2016-09-22 / Front Page

Crossing guard fights for right to open carry

By Kelly Krager

HARBOR BEACH — A crossing guard who works for the City of Harbor Beach is fighting a recent decision by city council that bans open carry of a firearm while on the job.

Casey Armitage, who aids students crossing the intersection of 5th and Trescott streets on their way to and from school, believes she should be able to protect the children from more than speeding vehicles and careless drivers.

The council voted 5-0 during its Sept. 6 regular meeting to update the city personnel handbook to include the open carry prohibition. The handbook previously prohibited concealed carry while on duty.

Mayor Gary Booms said the decision not only protects the city from liability, it protects children and people on the street from being casualties in an accident caused by an armed civilian who does not have training or experience equal to what police officers possess.

During council’s Sept. 6 meeting, Armitage, who has a license to carry a concealed pistol, argued against the open carry ban.

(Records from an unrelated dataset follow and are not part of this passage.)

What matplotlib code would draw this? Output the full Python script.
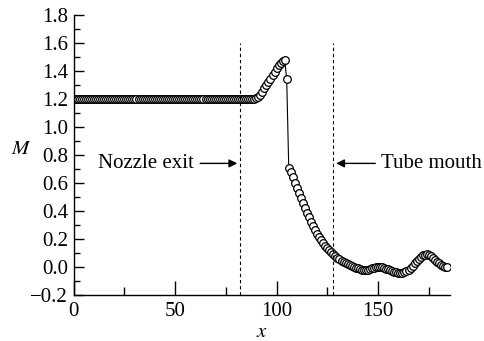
import numpy as np
import matplotlib.pyplot as plt
from matplotlib.ticker import MultipleLocator

plt.rcParams['font.family'] = ['Liberation Serif', 'DejaVu Serif']
plt.rcParams['mathtext.fontset'] = 'stix'

# Mach number along the axis, one sample per unit of x
x = np.arange(0, 185)
m_flat = [1.2] * 89  # x = 0 .. 88
m_rise = [1.2, 1.205, 1.215, 1.23, 1.25, 1.275, 1.30, 1.32, 1.345, 1.37,
          1.395, 1.42, 1.44, 1.455, 1.47, 1.48]  # x = 89 .. 104
m_shock = [1.34]  # x = 105
m_decay = [0.71, 0.675, 0.64, 0.60, 0.565, 0.527, 0.49, 0.455, 0.42, 0.387,
           0.355, 0.322, 0.29, 0.262, 0.235, 0.212, 0.19, 0.17, 0.15, 0.135,
           0.12, 0.105, 0.09, 0.077, 0.065, 0.055, 0.045, 0.037, 0.03, 0.022,
           0.015, 0.008, 0.0, -0.005, -0.01, -0.015, -0.02, -0.022, -0.022,
           -0.02, -0.015, -0.01, -0.005, -0.002, 0.0, -0.001, -0.003, -0.007,
           -0.012, -0.018, -0.024, -0.03, -0.035, -0.038, -0.04, -0.041,
           -0.04, -0.037, -0.03, -0.02, -0.005, 0.01, 0.027, 0.045, 0.06,
           0.073, 0.083, 0.088, 0.09, 0.087, 0.078, 0.065, 0.05, 0.037, 0.025,
           0.015, 0.008, 0.003, 0.0]  # x = 106 .. 184
mach = np.array(m_flat + m_rise + m_shock + m_decay)

nozzle_exit = 82
tube_mouth = 128
fs = 15

fig = plt.figure(figsize=(4.84, 3.41), dpi=100)
ax = fig.add_axes([0.152, 0.135, 0.778, 0.821])

ax.plot(x, mach, color='k', lw=0.8, marker='o', markersize=5.5,
        markerfacecolor='white', markeredgecolor='k', markeredgewidth=0.9)

ax.vlines([nozzle_exit, tube_mouth], -0.2, 1.6, colors='k', linestyles=(0, (3, 2.5)), lw=0.8)

ax.annotate('', xy=(nozzle_exit, 0.74), xytext=(61, 0.74),
            arrowprops=dict(arrowstyle='-|>', color='k', lw=1, mutation_scale=12))
ax.text(59.5, 0.74, 'Nozzle exit', ha='right', va='center', fontsize=fs)
ax.annotate('', xy=(tube_mouth, 0.74), xytext=(150, 0.74),
            arrowprops=dict(arrowstyle='-|>', color='k', lw=1, mutation_scale=12))
ax.text(151.5, 0.74, 'Tube mouth', ha='left', va='center', fontsize=fs)

ax.set_xlim(0, 185.5)
ax.set_ylim(-0.2, 1.8)
ax.xaxis.set_major_locator(MultipleLocator(50))
ax.xaxis.set_minor_locator(MultipleLocator(25))
ax.yaxis.set_major_locator(MultipleLocator(0.2))
ax.yaxis.set_minor_locator(MultipleLocator(0.1))
ax.yaxis.set_major_formatter(plt.FuncFormatter(lambda v, p: f'{v:.1f}'.replace('-', '\u2212')))

ax.spines['top'].set_visible(False)
ax.spines['right'].set_visible(False)
for s in ['left', 'bottom']:
    ax.spines[s].set_linewidth(1)
ax.tick_params(which='both', direction='in', labelsize=fs, width=1)
ax.tick_params(which='major', length=7, pad=4)
ax.tick_params(which='minor', length=4)
ax.tick_params(axis='x', which='major', length=10, pad=5)
ax.tick_params(axis='x', which='minor', length=6)

ax.set_xlabel('$x$', fontsize=fs)
ax.set_ylabel('$M$', fontsize=fs, rotation=0)
ax.yaxis.set_label_coords(-0.14, 0.485)
ax.xaxis.set_label_coords(0.5, -0.1)

fig.savefig('out.png', dpi=100)
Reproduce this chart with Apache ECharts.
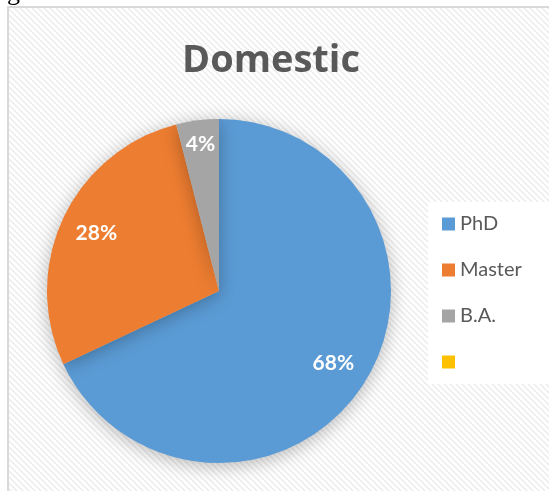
<!DOCTYPE html>
<html>
<head>
<meta charset="utf-8">
<script src="https://cdn.jsdelivr.net/npm/echarts@6/dist/echarts.min.js"></script>
<style>
html,body{margin:0;padding:0;background:#fff;}
#main{width:549px;height:491px;}
</style>
</head>
<body>
<div id="main"></div>
<script>
// chart data
var categories = ['PhD', 'Master', 'B.A.', ' '];
var values = [68, 28, 4, 0];
var colors = ['#5B9BD5', '#ED7D31', '#A5A5A5', '#FFC000'];

// faint diagonal pattern like the excel chart area
var pat = document.createElement('canvas');
pat.width = 6; pat.height = 6;
var pc = pat.getContext('2d');
pc.fillStyle = '#ffffff';
pc.fillRect(0, 0, 6, 6);
pc.strokeStyle = '#ececec';
pc.lineWidth = 1.5;
pc.beginPath();
pc.moveTo(0, 0); pc.lineTo(6, 6);
pc.moveTo(-3, 3); pc.lineTo(3, 9);
pc.moveTo(3, -3); pc.lineTo(9, 3);
pc.stroke();

var pieData = [];
for (var i = 0; i < categories.length; i++) {
    pieData.push({name: categories[i], value: values[i], itemStyle: {color: colors[i]}});
}

function labelData(show) {
    var arr = [];
    for (var i = 0; i < categories.length; i++) {
        arr.push({name: categories[i], value: values[i], label: {show: show.indexOf(i) >= 0}});
    }
    return arr;
}

var labelStyle = {
    position: 'inside',
    formatter: '{c}%',
    color: '#fff',
    fontFamily: 'Lato',
    fontWeight: 'bold',
    fontSize: 21
};

var chart = echarts.init(document.getElementById('main'));
var option = {
    animation: false,
    color: colors,
    graphic: [
        {type: 'rect', z: -10, silent: true,
         shape: {x: 8, y: 7, width: 560, height: 500},
         style: {fill: {image: pat, repeat: 'repeat'}, stroke: '#d9d9d9', lineWidth: 2}},
        {type: 'text', left: 7, top: -20, silent: true,
         style: {text: 'g', font: '26px "Liberation Serif"', fill: '#000'}}
    ],
    title: {
        text: 'Domestic',
        left: 177, top: 37,
        textStyle: {fontFamily: 'Open Sans', fontWeight: 'bold', fontSize: 38, color: '#595959'}
    },
    legend: {
        orient: 'vertical',
        left: 428, top: 202,
        padding: [12, 30, 12, 14],
        backgroundColor: '#fff',
        icon: 'rect',
        itemWidth: 13, itemHeight: 13,
        itemGap: 26,
        data: categories,
        textStyle: {fontFamily: 'Lato', fontSize: 20, lineHeight: 19, color: '#595959'}
    },
    series: [
        {
            type: 'pie',
            center: [219, 291],
            radius: [0, 172],
            startAngle: 90,
            clockwise: true,
            silent: true,
            data: pieData,
            label: {show: false},
            labelLine: {show: false},
            itemStyle: {shadowBlur: 18, shadowColor: 'rgba(0,0,0,0.28)', shadowOffsetY: 3}
        },
        {
            type: 'pie',
            center: [219, 291],
            radius: [93, 172],
            startAngle: 90,
            silent: true,
            legendHoverLink: false,
            data: labelData([0, 1]),
            itemStyle: {color: 'rgba(0,0,0,0)'},
            label: labelStyle,
            labelLine: {show: false}
        },
        {
            type: 'pie',
            center: [219, 291],
            radius: [118, 172],
            startAngle: 90,
            silent: true,
            legendHoverLink: false,
            data: labelData([2]),
            itemStyle: {color: 'rgba(0,0,0,0)'},
            label: labelStyle,
            labelLine: {show: false}
        }
    ]
};
chart.setOption(option);
</script>
</body>
</html>
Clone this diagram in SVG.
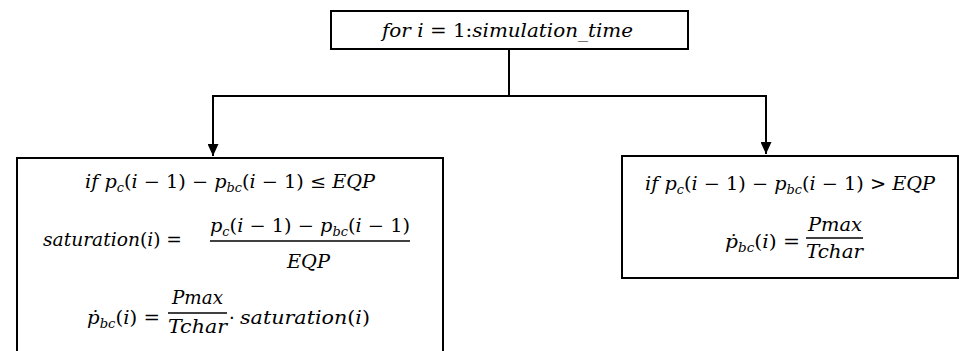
<svg xmlns="http://www.w3.org/2000/svg" width="960" height="351" viewBox="0 0 960 351">
<style>
text{font-family:'DejaVu Serif','Liberation Serif',serif;font-size:18px;fill:#000}
.i{font-style:italic}
.s{font-style:italic;font-size:12px}
.box{fill:#fff;stroke:#000;stroke-width:2}
.ln{fill:none;stroke:#000;stroke-width:2}
.fr{stroke:#000;stroke-width:1.3}
</style>
<defs>
<marker id="ah" viewBox="0 0 12 11" refX="12" refY="5.5" markerWidth="12" markerHeight="11" markerUnits="userSpaceOnUse" orient="auto">
<path d="M0,0 L12,5.5 L0,11 Z" fill="#000"/>
</marker>
</defs>
<rect width="960" height="351" fill="#fff"/>
<g id="connectors">
<path class="ln" d="M509,49 V96"/>
<path class="ln" d="M509,96 H213 V156" marker-end="url(#ah)"/>
<path class="ln" d="M509,96 H766 V154" marker-end="url(#ah)"/>
</g>
<g id="loop">
<rect class="box" x="331" y="11" width="357" height="38"/>
<text x="382" y="37" textLength="251" lengthAdjust="spacingAndGlyphs"><tspan class="i">for i</tspan> = 1:<tspan class="i">simulation_time</tspan></text>
</g>
<g id="case-le">
<path class="box" d="M17,360 V158 H443 V360"/>
<text x="85" y="188" textLength="290" lengthAdjust="spacingAndGlyphs"><tspan class="i">if p</tspan><tspan class="s" dy="4">c</tspan><tspan dy="-4">(</tspan><tspan class="i">i</tspan> − 1) − <tspan class="i">p</tspan><tspan class="s" dy="4">bc</tspan><tspan dy="-4">(</tspan><tspan class="i">i</tspan> − 1) ≤ <tspan class="i">EQP</tspan></text>
<text x="43" y="246" textLength="139" lengthAdjust="spacingAndGlyphs"><tspan class="i">saturation</tspan>(<tspan class="i">i</tspan>) =</text>
<text x="210" y="232" textLength="200" lengthAdjust="spacingAndGlyphs"><tspan class="i">p</tspan><tspan class="s" dy="4">c</tspan><tspan dy="-4">(</tspan><tspan class="i">i</tspan> − 1) − <tspan class="i">p</tspan><tspan class="s" dy="4">bc</tspan><tspan dy="-4">(</tspan><tspan class="i">i</tspan> − 1)</text>
<line class="fr" x1="210" y1="241" x2="410" y2="241"/>
<text class="i" x="287" y="268" textLength="43" lengthAdjust="spacingAndGlyphs">EQP</text>
<text x="87" y="324" textLength="73" lengthAdjust="spacingAndGlyphs"><tspan class="i">ṗ</tspan><tspan class="s" dy="4">bc</tspan><tspan dy="-4">(</tspan><tspan class="i">i</tspan>) =</text>
<text class="i" x="172" y="304" textLength="51" lengthAdjust="spacingAndGlyphs">Pmax</text>
<line class="fr" x1="168" y1="313" x2="227" y2="313"/>
<text class="i" x="168" y="333" textLength="59" lengthAdjust="spacingAndGlyphs">Tchar</text>
<text x="229" y="324">·</text>
<text x="240" y="324" textLength="130" lengthAdjust="spacingAndGlyphs"><tspan class="i">saturation</tspan>(<tspan class="i">i</tspan>)</text>
</g>
<g id="case-gt">
<rect class="box" x="622" y="156" width="336" height="122"/>
<text x="645" y="190" textLength="290" lengthAdjust="spacingAndGlyphs"><tspan class="i">if p</tspan><tspan class="s" dy="4">c</tspan><tspan dy="-4">(</tspan><tspan class="i">i</tspan> − 1) − <tspan class="i">p</tspan><tspan class="s" dy="4">bc</tspan><tspan dy="-4">(</tspan><tspan class="i">i</tspan> − 1) &gt; <tspan class="i">EQP</tspan></text>
<text x="725" y="248" textLength="75" lengthAdjust="spacingAndGlyphs"><tspan class="i">ṗ</tspan><tspan class="s" dy="4">bc</tspan><tspan dy="-4">(</tspan><tspan class="i">i</tspan>) =</text>
<text class="i" x="808" y="231" textLength="54" lengthAdjust="spacingAndGlyphs">Pmax</text>
<line class="fr" x1="806" y1="238" x2="863" y2="238"/>
<text class="i" x="806" y="258" textLength="57" lengthAdjust="spacingAndGlyphs">Tchar</text>
</g>
</svg>
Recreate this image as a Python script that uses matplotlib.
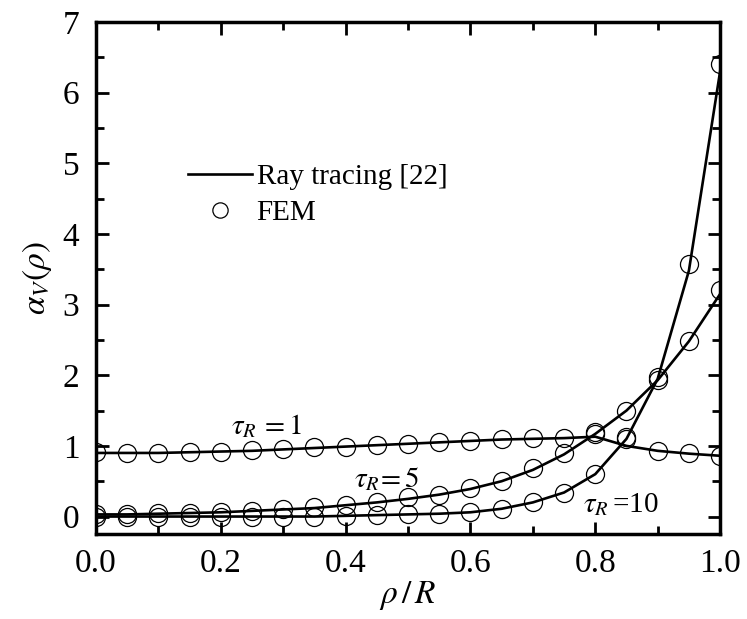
import matplotlib
matplotlib.use('Agg')
import matplotlib.pyplot as plt
import numpy as np
from matplotlib.ticker import MultipleLocator

plt.rcParams['font.family'] = ['Liberation Serif', 'DejaVu Serif']
plt.rcParams['mathtext.fontset'] = 'stix'

# radial position rho/R
x = [0.0, 0.05, 0.1, 0.15, 0.2, 0.25, 0.3, 0.35, 0.4, 0.45, 0.5,
     0.55, 0.6, 0.65, 0.7, 0.75, 0.8, 0.85, 0.9, 0.95, 1.0]

# Ray tracing [22] (lines)
ray_t1 = [0.90, 0.90, 0.90, 0.91, 0.92, 0.93, 0.95, 0.97, 0.99, 1.01, 1.03,
          1.05, 1.07, 1.09, 1.10, 1.11, 1.13, 1.00, 0.93, 0.89, 0.86]
ray_t5 = [0.03, 0.03, 0.04, 0.05, 0.06, 0.08, 0.10, 0.12, 0.16, 0.20, 0.25,
          0.31, 0.39, 0.50, 0.66, 0.88, 1.17, 1.50, 1.93, 2.48, 3.15]
ray_t10 = [0.00, 0.00, 0.00, 0.00, 0.00, 0.00, 0.00, 0.00, 0.01, 0.02, 0.03,
           0.04, 0.06, 0.11, 0.20, 0.34, 0.60, 1.10, 1.95, 3.48, 6.30]

# FEM (circles)
fem_t1 = [0.91, 0.90, 0.90, 0.91, 0.92, 0.94, 0.96, 0.98, 0.99, 1.01, 1.03,
          1.06, 1.07, 1.10, 1.11, 1.11, 1.17, 1.10, 0.93, 0.90, 0.86]
fem_t5 = [0.03, 0.03, 0.05, 0.05, 0.06, 0.08, 0.10, 0.13, 0.16, 0.20, 0.27,
          0.30, 0.40, 0.50, 0.68, 0.90, 1.20, 1.50, 1.93, 2.49, 3.21]
fem_t10 = [0.00, 0.00, 0.00, 0.00, 0.00, 0.00, 0.00, 0.00, 0.01, 0.02, 0.03,
           0.03, 0.06, 0.11, 0.20, 0.34, 0.60, 1.13, 1.98, 3.57, 6.41]

fig = plt.figure(figsize=(7.47, 6.19), dpi=100)
ax = fig.add_axes([0.1285, 0.137, 0.8355, 0.8275])

lw = 1.9
ms = 13
for ray, fem in [(ray_t1, fem_t1), (ray_t5, fem_t5), (ray_t10, fem_t10)]:
    ax.plot(x, ray, color='black', lw=lw)
    ax.plot(x, fem, ls='none', marker='o', ms=ms, mfc='none', mec='black', mew=0.9)

# legend handles
ax.plot([], [], color='black', lw=lw, label='Ray tracing [22]')
ax.plot([], [], ls='none', marker='o', ms=11, mfc='none', mec='black', mew=0.9, label='FEM')
h, l = ax.get_legend_handles_labels()
ax.legend(h[-2:], l[-2:], loc='upper left', bbox_to_anchor=(0.124, 0.752), frameon=False,
          fontsize=21, handlelength=2.2, handletextpad=0.15, labelspacing=0.34,
          borderpad=0)

ax.text(0.217, 1.17, r'$\tau_R\,=1$', fontsize=21)
ax.text(0.414, 0.41, r'$\tau_R\!=5$', fontsize=21)
ax.text(0.78, 0.06, r'$\tau_R\,$=10', fontsize=21)

ax.set_xlim(0, 1.0)
ax.set_ylim(-0.25, 7)
ax.xaxis.set_major_locator(MultipleLocator(0.2))
ax.xaxis.set_minor_locator(MultipleLocator(0.1))
ax.yaxis.set_major_locator(MultipleLocator(1))
ax.yaxis.set_minor_locator(MultipleLocator(0.5))
ax.xaxis.set_major_formatter(plt.FuncFormatter(lambda v, p: f'{v:.1f}'))

ax.tick_params(which='both', direction='in', top=True, right=True, width=2,
               labelsize=24)
ax.tick_params(which='major', length=9)
ax.tick_params(which='minor', length=6)
ax.tick_params(axis='x', pad=10)
ax.tick_params(axis='y', pad=12)
for s in ax.spines.values():
    s.set_linewidth(2.5)

ax.set_xlabel(r'$\rho\,/\,R$', fontsize=24, labelpad=0)
ax.set_ylabel(r'$\alpha_V(\rho)$', fontsize=24, labelpad=6)

fig.savefig('out.png', dpi=100)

The council asked her to submit data supporting her opinion, and it would consider taking another look at the rule.

Armitage not only contacted other local government offices, she also appeared on a YouTube video with The FireArmGuy. During the five-minute episode, Armitage argues that she should be allowed to fight back if the terror that has struck schools throughout the country visits her hometown.

“When seconds count, police officers take minutes to get there. And, I’m sorry, but when something is happening, my first reaction is not to pick up my cell phone. I’m not thinking about making a call. I’m thinking about taking action,” she said in the video.

During Monday’s regular city council meeting, Armitage told the board she contacted several municipalities to ask about their open carry policies and found many do not address the issue. Among those municipalities are the City of Caseville, Cass City, Elkton, Port Austin and Owendale, she said.

“None of these municipalities are reporting insurance rate hikes. No one from any of these other municipalities had ever thought of making further restrictions on the law already provided by the state and federal government. So, I say to you the council, you prove to me that the liability insurance will be affected. I have found no cause for concern,” she said.

She said she found most local governments allow employees who have a valid CPL to carry a firearm.

“To the best of my knowledge, Harbor Beach is the only municipality in Huron County restricting its employees’ lawful carry,” Armitage said.

Booms said the city is researching gun laws, but the policy is unlikely to be changed in the near future. He added that the local municipalities that do not have an open carry policy might simply have not had to consider the situation.

“Just because certain municipalities don’t have a gun policy doesn’t mean they aren’t thinking of one. Now that this has been brought to light, they might adopt one,” he said. “… Once it’s brought up and people know about it, they might change their policies.”